Wiesel’s The Sonderberg Case, is a suspenseful Holocaust-related novel, testimony to his unique being at home both in the vineyard of Jewish knowledge, as well as general philosophy and literature with the traditional Jewish penchant of responding to questions with questions, while spreading nuggets of humanizing wisdom.

The book’s protagonist, New Yorker Yedidyah (“God’s friend”), gives up a career on stage for one as a theater critic, teaching that words count more than theatrical acts in a Jewish context, for “man is a book.” Wiesel himself was a journalist in Paris following World War II.

Assigned by his editor to cover a trial of 24-year-old Werner Sonderberg, a German student at New York University who is charged with murdering his uncle Hans Dunkelman, Yedidyah ponders Werner’s seemingly contradictory response of “Guilty…and not Guilty.”

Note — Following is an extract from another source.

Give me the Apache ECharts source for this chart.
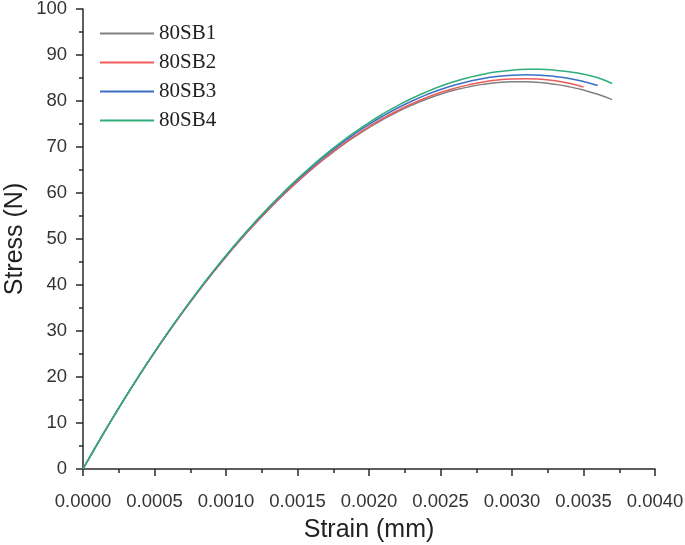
<!DOCTYPE html>
<html>
<head>
<meta charset="utf-8">
<script src="https://cdn.jsdelivr.net/npm/echarts@6/dist/echarts.min.js"></script>
<style>html,body{margin:0;padding:0;background:#fff;}#c{width:685px;height:545px;}</style>
</head>
<body>
<div id="c"></div>
<script>
// strain values (0 .. 0.0037 step 0.0001)
const strain = [0,0.0001,0.0002,0.0003,0.0004,0.0005,0.0006,0.0007,0.0008,0.0009,0.0010,0.0011,0.0012,0.0013,0.0014,0.0015,0.0016,0.0017,0.0018,0.0019,0.0020,0.0021,0.0022,0.0023,0.0024,0.0025,0.0026,0.0027,0.0028,0.0029,0.0030,0.0031,0.0032,0.0033,0.0034,0.0035,0.0036,0.0037];
const seriesNames = ['80SB1','80SB2','80SB3','80SB4'];
const sb1 = [0,5.43,10.68,15.75,20.64,25.34,29.87,34.21,38.38,42.36,46.16,49.78,53.22,56.48,59.56,62.45,65.17,67.70,70.06,72.23,74.22,76.03,77.66,79.11,80.38,81.46,82.37,83.09,83.63,84.00,84.18,84.18,84.00,83.63,83.09,82.37,81.46,80.30];
const sb2 = [0,5.42,10.66,15.72,20.61,25.31,29.84,34.19,38.35,42.34,46.15,49.78,53.24,56.51,59.61,62.52,65.26,67.82,70.20,72.40,74.42,76.26,77.92,79.41,80.72,81.84,82.79,83.56,84.15,84.56,84.79,84.85,84.72,84.42,83.85,83.05];
const sb3 = [0,5.44,10.70,15.78,20.69,25.42,29.96,34.33,38.52,42.54,46.37,50.03,53.51,56.81,59.93,62.87,65.63,68.22,70.63,72.86,74.91,76.78,78.48,79.99,81.33,82.49,83.47,84.27,84.90,85.34,85.61,85.70,85.61,85.34,84.90,84.22,83.35];
const sb4 = [0,5.43,10.68,15.76,20.67,25.40,29.95,34.33,38.53,42.56,46.42,50.09,53.60,56.93,60.08,63.06,65.86,68.49,70.94,73.22,75.32,77.24,79.00,80.57,81.97,83.20,84.25,85.13,85.83,86.35,86.70,86.88,86.88,86.70,86.35,85.83,85.05,83.80];
const colors = ['#808080','#f05a5a','#3a6fc4','#2fae7a'];

const all = [sb1, sb2, sb3, sb4];
const chart = echarts.init(document.getElementById('c'), null, {renderer: 'canvas'});
const axisColor = '#2a2a2a';
chart.setOption({
  animation: false,
  backgroundColor: '#fff',
  grid: {left: 83, right: 30, top: 9, bottom: 76, containLabel: false, outerBoundsMode: 'none'},
  legend: {
    orient: 'vertical', left: 100, top: 23, padding: 0,
    itemWidth: 54, itemHeight: 2, itemGap: 8,
    icon: 'rect',
    textStyle: {fontFamily: 'Liberation Serif', fontSize: 21, lineHeight: 20, color: '#222'},
    data: seriesNames
  },
  xAxis: {
    type: 'value', min: 0, max: 0.004, interval: 0.0005,
    name: 'Strain (mm)', nameLocation: 'middle', nameGap: 49, nameMoveOverlap: false,
    nameTextStyle: {fontFamily: 'Liberation Sans', fontSize: 25, color: '#222'},
    axisLine: {show: true, lineStyle: {color: axisColor, width: 1.5}},
    axisTick: {show: true, inside: false, length: 7, lineStyle: {color: axisColor, width: 1.5}},
    minorTick: {show: true, splitNumber: 2, length: 4, lineStyle: {color: axisColor, width: 1.5}},
    splitLine: {show: false},
    axisLabel: {fontFamily: 'Liberation Sans', fontSize: 18.5, color: '#333', margin: 23,
      formatter: v => v.toFixed(4)}
  },
  yAxis: {
    type: 'value', min: 0, max: 100, interval: 10,
    name: 'Stress (N)', nameLocation: 'middle', nameGap: 55, nameMoveOverlap: false,
    nameTextStyle: {fontFamily: 'Liberation Sans', fontSize: 25, color: '#222'},
    axisLine: {show: true, lineStyle: {color: axisColor, width: 1.5}},
    axisTick: {show: true, inside: false, length: 7, lineStyle: {color: axisColor, width: 1.5}},
    minorTick: {show: true, splitNumber: 2, length: 4, lineStyle: {color: axisColor, width: 1.5}},
    splitLine: {show: false},
    axisLabel: {fontFamily: 'Liberation Sans', fontSize: 18.5, color: '#333', margin: 16}
  },
  series: seriesNames.map((n, i) => ({
    name: n, type: 'line', symbol: 'none', smooth: true,
    color: colors[i],
    lineStyle: {width: 1.5, color: colors[i]},
    data: all[i].map((v, k) => [strain[k], v])
  }))
});
</script>
</body>
</html>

Hans, who is really Werner’s grandpa, is an unrepentant ex-Nazi officer of the notorious Einsatzgruppen, boasting to Werner of his murderous record and only regretting that Hitler lost the war with hope of yet a future victory.

Werner confronts his grandpa prior to Hans’ apparent suicide, for depriving him and all German youth of normalcy by condemning them to eternal guilt. “Because of you, all of you, though we were born after the atrocities, we feel guilty. Because of you, my joy will never be unmitigated.”

Yedidiyah’s intersecting drama concerns his liberating discovery that he was born in Poland to parents who gave him away for temporary safekeeping to their housekeeper Maria. His birth parents perished in the Holocaust and Maria, a loving and righteous Gentile returned him to the Jewish people. Not all Poles returned Jewish babies. Yididiyah’s lingering pain of an incomplete past now resolved meets Werner’s pain for which, however, there may be no remedy, though both were victimized by the same evil forces of, in Wiesel’s language, “the great turmoil.”

The author applies the Holocaust’s lessons of guilt and responsibility, healing and hope, to the tragic conflict between Palestinians and Israelis, trying to acknowledge all sides while seeking to protect the “other,” that both have suffered from. He probingly reflects on the opposite poles and messages of Auschwitz and Jerusalem, reminding us that all that we do bears moral consequence affecting human lives deserving of tender treatment.

Tackling heavy-duty themes along with light ones in an enchanting framework of skillful interplay, Wiesel eases the burden of memory without diluting its sacred essence. Encompassing much, which is our gain but a literary risk, the author succeeds to connect three pivotal countries in three continents in a delicate balance. The Sonderberg Case will long echo in a rewarded reader.

—Rabbi Israel Zoberman, spiritual leader of Congregation Beth Chaverim.